(Exercise) Extract everything from the first line through the line with "const fallbackColors = ['#FFAA00', '#FFFF66', '#FFFFDD'];", both ends included, except for any pictures.

# Dataset content start

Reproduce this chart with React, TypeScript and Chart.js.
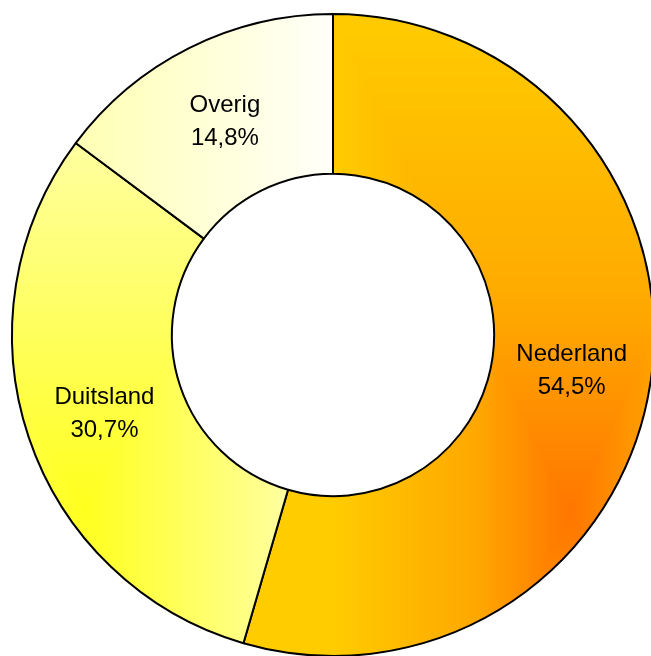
import React, { useEffect, useRef } from 'react';
import { Chart, registerables } from 'chart.js';

Chart.register(...registerables);

// ---- data ----
const categories = ['Nederland', 'Duitsland', 'Overig'];
const shares = [54.5, 30.7, 14.8];

// ---- style ----
const CANVAS_W = 651;
const CANVAS_H = 656;
const OUTER_RADIUS = 321;
const CUTOUT_FRACTION = 0.502;
const fallbackColors = ['#FFAA00', '#FFFF66', '#FFFFDD'];

type Stop = [number, [number, number, number]];
interface GradStyle { stops: Stop[]; focus: [number, number]; extent: [number, number]; }

// rectangular "path" gradients, focus/extent relative to the slice bounding box
const gradientStyles: GradStyle[] = [
  { stops: [[0, [255, 118, 0]], [0.4, [255, 168, 0]], [1, [255, 204, 0]]], focus: [0.796, 0.777], extent: [0.577, 0.777] },
  { stops: [[0, [255, 255, 30]], [1, [255, 255, 160]]], focus: [0.257, 0.728], extent: [0.743, 0.728] },
  { stops: [[0, [255, 255, 180]], [1, [255, 255, 250]]], focus: [0.02, 0.6], extent: [0.98, 2.0] },
];

const patternCache = new Map<string, CanvasPattern>();

function sectorBox(cx: number, cy: number, r0: number, r1: number, a0: number, a1: number) {
  const pts: number[][] = [];
  for (const r of [r0, r1]) for (const a of [a0, a1]) pts.push([cx + r * Math.cos(a), cy + r * Math.sin(a)]);
  const q = Math.PI / 2;
  for (let k = Math.ceil(a0 / q); k * q <= a1; k++) {
    const a = k * q;
    pts.push([cx + r1 * Math.cos(a), cy + r1 * Math.sin(a)]);
  }
  const xs = pts.map((p) => p[0]);
  const ys = pts.map((p) => p[1]);
  return { left: Math.min(...xs), right: Math.max(...xs), top: Math.min(...ys), bottom: Math.max(...ys) };
}

function colorAt(stops: Stop[], t: number): [number, number, number] {
  if (t <= stops[0][0]) return stops[0][1];
  for (let i = 1; i < stops.length; i++) {
    if (t <= stops[i][0]) {
      const [t0, c0] = stops[i - 1];
      const [t1, c1] = stops[i];
      const u = (t - t0) / (t1 - t0);
      return [c0[0] + (c1[0] - c0[0]) * u, c0[1] + (c1[1] - c0[1]) * u, c0[2] + (c1[2] - c0[2]) * u];
    }
  }
  return stops[stops.length - 1][1];
}

function sliceFill(ctx: any) {
  const i = ctx.dataIndex;
  const chart = ctx.chart;
  const area = chart.chartArea;
  if (i === undefined || !area || typeof document === 'undefined') return fallbackColors[i ?? 0];
  const key = `${i}-${area.left}-${area.top}-${area.right}-${area.bottom}`;
  const cached = patternCache.get(key);
  if (cached) return cached;
  const data: number[] = ctx.dataset.data;
  const total = data.reduce((a, b) => a + b, 0);
  let before = 0;
  for (let k = 0; k < i; k++) before += data[k];
  const a0 = -Math.PI / 2 + (before / total) * Math.PI * 2;
  const a1 = a0 + (data[i] / total) * Math.PI * 2;
  const cx = (area.left + area.right) / 2;
  const cy = (area.top + area.bottom) / 2;
  const box = sectorBox(cx, cy, OUTER_RADIUS * CUTOUT_FRACTION, OUTER_RADIUS, a0, a1);
  const st = gradientStyles[i];
  const bw = box.right - box.left;
  const bh = box.bottom - box.top;
  const fx = box.left + st.focus[0] * bw;
  const fy = box.top + st.focus[1] * bh;
  const ex = st.extent[0] * bw;
  const ey = st.extent[1] * bh;
  const off = document.createElement('canvas');
  off.width = chart.width;
  off.height = chart.height;
  const octx = off.getContext('2d')!;
  const img = octx.createImageData(off.width, off.height);
  const x0 = Math.max(0, Math.floor(box.left) - 3);
  const x1 = Math.min(off.width - 1, Math.ceil(box.right) + 3);
  const y0 = Math.max(0, Math.floor(box.top) - 3);
  const y1 = Math.min(off.height - 1, Math.ceil(box.bottom) + 3);
  for (let y = y0; y <= y1; y++) {
    for (let x = x0; x <= x1; x++) {
      const t = Math.min(1, Math.max(Math.abs(x + 0.5 - fx) / ex, Math.abs(y + 0.5 - fy) / ey));
      const c = colorAt(st.stops, t);
      const p = (y * off.width + x) * 4;
      img.data[p] = c[0];
      img.data[p + 1] = c[1];
      img.data[p + 2] = c[2];
      img.data[p + 3] = 255;
    }
  }
  octx.putImageData(img, 0, 0);
  const pattern = chart.ctx.createPattern(off, 'no-repeat');
  if (!pattern) return fallbackColors[i];
  patternCache.set(key, pattern);
  return pattern;
}

const labelPlugin = {
  id: 'sliceLabels',
  afterDatasetsDraw(chart: any) {
    const meta = chart.getDatasetMeta(0);
    const c = chart.ctx;
    c.save();
    c.font = '24px "Liberation Sans", Arial, sans-serif';
    c.fillStyle = '#000000';
    c.textAlign = 'center';
    c.textBaseline = 'alphabetic';
    meta.data.forEach((arc: any, i: number) => {
      const { x, y } = arc.getCenterPoint();
      const pct = shares[i].toFixed(1).replace('.', ',') + '%';
      c.fillText(categories[i], x, y - 8);
      c.fillText(pct, x, y + 25);
    });
    c.restore();
  },
};

export default function App() {
  const ref = useRef<HTMLCanvasElement | null>(null);
  useEffect(() => {
    if (!ref.current) return;
    const chart = new Chart(ref.current, {
      type: 'doughnut',
      data: {
        labels: categories,
        datasets: [
          {
            data: shares,
            backgroundColor: sliceFill,
            borderColor: '#000000',
            borderWidth: 2,
          },
        ],
      },
      options: {
        responsive: false,
        animation: false,
        events: [],
        radius: OUTER_RADIUS,
        cutout: `${CUTOUT_FRACTION * 100}%`,
        layout: { padding: { left: 15, top: 14, right: 0, bottom: 0 } },
        plugins: { legend: { display: false }, tooltip: { enabled: false } },
      } as any,
      plugins: [labelPlugin],
    });
    return () => chart.destroy();
  }, []);
  return (
    <div style={{ position: 'absolute', left: 0, top: 0, width: CANVAS_W, height: CANVAS_H, background: '#fff' }}>
      <canvas ref={ref} width={CANVAS_W} height={CANVAS_H} style={{ display: 'block' }} />
    </div>
  );
}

# Dataset content end

(In response)
Reproduce this chart with React, TypeScript and Chart.js.
import React, { useEffect, useRef } from 'react';
import { Chart, registerables } from 'chart.js';

Chart.register(...registerables);

// ---- data ----
const categories = ['Nederland', 'Duitsland', 'Overig'];
const shares = [54.5, 30.7, 14.8];

// ---- style ----
const CANVAS_W = 651;
const CANVAS_H = 656;
const OUTER_RADIUS = 321;
const CUTOUT_FRACTION = 0.502;
const fallbackColors = ['#FFAA00', '#FFFF66', '#FFFFDD'];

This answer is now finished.